Voyance : le marché des vampires

Le pétrole voit son prix augmenter, remplissant au passage les caisses des Etats, les franchises fleurissent comme des marguerites au printemps et le porte-monnaie des Français fond comme banquise au soleil.

Que faire? Se demande la ménagère de tous âges. Que faire pour la retraite minable de mes parents? Que faire contre le chômage qui ronge mon mari? Que faire contre ces stages qui ne nourrissent pas mes gosses? Pas grand-chose. Quoique, voyons… Et bien oui, justement, voyez!

Il n’est pas question ici de suivre les préceptes de ces richissimes prédicateurs qui voient Dieu partout et surtout dans leur portefeuille d’actions. Moi, je vous parle de voyance ma bonne dame. Et encore, pas de la vraie voyance, celle qui vous vient par hasard, un jour de grand dévouement. Je vous parle de la voyance spectacle, celle qui rapporte. Celle des petits malins qui n’ont pas plus de dons qu’un cul de jatte n’a d’orteils.

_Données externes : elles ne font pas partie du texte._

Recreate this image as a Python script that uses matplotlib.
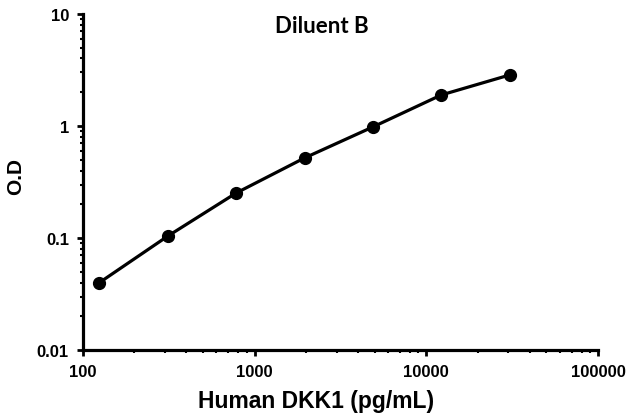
import numpy as np
import matplotlib.pyplot as plt
from matplotlib.ticker import LogLocator, NullFormatter, FixedLocator, FixedFormatter

# standard curve, Diluent B
conc = [125, 312.5, 781, 1953, 4883, 12207, 30518]      # pg/mL
od = [0.040, 0.104, 0.252, 0.518, 0.98, 1.89, 2.85]

x_ticks = [100, 1000, 10000, 100000]
x_labels = ['100', '1000', '10000', '100000']
y_ticks = [0.01, 0.1, 1, 10]
y_labels = ['0.01', '0.1', '1', '10']

plt.rcParams['font.family'] = ['Liberation Sans', 'DejaVu Sans']

fig = plt.figure(figsize=(6.27, 4.14), dpi=100)
ax = fig.add_axes([0.132, 0.152, 0.822, 0.812])

ax.plot(conc, od, '-o', color='black', lw=2.3, markersize=8.5)

ax.set_xscale('log')
ax.set_yscale('log')
ax.set_xlim(100, 100000)
ax.set_ylim(0.01, 10)

ax.xaxis.set_major_locator(FixedLocator(x_ticks))
ax.xaxis.set_major_formatter(FixedFormatter(x_labels))
ax.yaxis.set_major_locator(FixedLocator(y_ticks))
ax.yaxis.set_major_formatter(FixedFormatter(y_labels))
ax.xaxis.set_minor_locator(LogLocator(base=10, subs=np.arange(2, 10)))
ax.yaxis.set_minor_locator(LogLocator(base=10, subs=np.arange(2, 10)))
ax.xaxis.set_minor_formatter(NullFormatter())
ax.yaxis.set_minor_formatter(NullFormatter())

for s in ['top', 'right']:
    ax.spines[s].set_visible(False)
for s in ['left', 'bottom']:
    ax.spines[s].set_linewidth(2.3)

ax.tick_params(which='major', direction='out', length=4, width=2, pad=6)
ax.tick_params(which='minor', direction='out', length=2.5, width=1.5)
for lab in ax.get_xticklabels() + ax.get_yticklabels():
    lab.set_fontweight('bold')
    lab.set_fontsize(12)

ax.set_xlabel('Human DKK1 (pg/mL)', fontsize=16.5, fontweight='bold')
ax.xaxis.set_label_coords(0.452, -0.117)
ax.set_ylabel('O.D', fontsize=15, fontweight='bold')
ax.yaxis.set_label_coords(-0.112, 0.518)
fig.text(0.513, 0.935, 'Diluent B', ha='center', va='center',
         fontsize=16, fontweight='bold', family=['Lato', 'DejaVu Sans'])

fig.savefig('out.png', dpi=100)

Pour pratiquer ce genre de voyance, il faut savoir, bien plus qu’un politicien, écouter la détresse humaine, comprendre les attentes, pour enfin promettre à chacun ce que chacun souhaite entendre. Il y a bien longtemps que des petits malins ont compris que l’on pouvait s’appuyer sur la misère pour faire fortune. Au début des années 90, les dirigeants de la société Divinitel ont engrangé de larges profits avant d’être enfin jugés et condamnés. Le grand coup de balai médiatique qui a suivi n’a nettoyé que le PAF, écartant pour quelques temps Patrick Sabatier et son mage, Danielle Gilbert et sa bague.

Aujourd’hui, c’est par centaines que se comptent les escrocs à la voyance. Et les patrons de Divinitel passent pour de piètres amateurs au vu des sommes incroyables soustraites aux pauvres hères en mal de réconfort. L’escroc du 21ème siècle n’est pas un petit joueur. Il voit grand. A quoi bon s’embêter à écouter les espoirs et les désespoirs si c’est pour ramasser des clopinettes? Alors on écoute, on mystifie et on réclame; toujours plus! Vendez, empruntez et payez, l’avenir vous le rendra. Tel est le mot d’ordre récurent chez les escrocs à la voyance. Et ça marche! 500 euros pour gagner au loto, 3000 euros pour retrouver du travail, 12000 euros pour un retour d’affection, 25000 euros pour vous guérir d’un cancer au stade terminal. Mieux encore: une fausse voyante du Havre, Christelle P., a soutiré 160000 euros à un “client” en lui promettant simplement que “ça ira mieux demain”. Fort heureusement, la gente dame a été condamnée pour escroquerie et doit rembourser sa victime. Il faut être bien demeuré pour payer de telles sommes, pensez-vous, ami lecteur. Faux, il suffit d’être malheureux. Et dans notre société qui se découvre solidaire le temps d’une grand messe médiatique, nul n’est à l’abri de la solitude et du malheur. Telle cette notable de province qui a tout vendu pour sauver le voyant de son cœur, victime d’un douteux enlèvement. 300000 euros pour un bobard, scandaleux non?

Que penser alors de ces cabinets de voyance, rois de l’arnaque au quotidien, qui dépouillent tranquillement des milliers de Français grâce à une astucieuse technique. Leur truc à eux, c’est le téléphone, mobile de préférence. Pluie de SMS surtaxés, offres promotionnelles qui se transforment factures téléphoniques pharaoniques. Les petites arnaques font les gros chiffres d’affaires.
Fort heureusement, il arrive que les victimes se réveillent et se rebiffent. Las, après les promesses de mille bonheurs, les rebelles subissent les foudres d’escrocs mécontents de voir l’agneau se débattre. Grands malheurs et parfois menaces font alors leur apparition. Que fait la police? Pas grand-chose, comme cette bretonne qui s’est entendu dire par un gendarme “vous l’avez bien cherché”. Comment en vouloir à ce fonctionnaire mal informé quand l’Etat laisse planer un vide juridique béant sur cette profession? Depuis 21 ans, une association spécialisée dans les arts divinatoires se bat pour moraliser par la loi une profession apparue avec les premiers humains. Comme pour la prostitution, l’Etat ferme les yeux en tendant toutefois la main pour récupérer les dividendes d’un marché qui représente 3 milliards d’euros annuels. Récemment, l’INAD a de nouveau saisi le Président de la République de la gravité de la situation.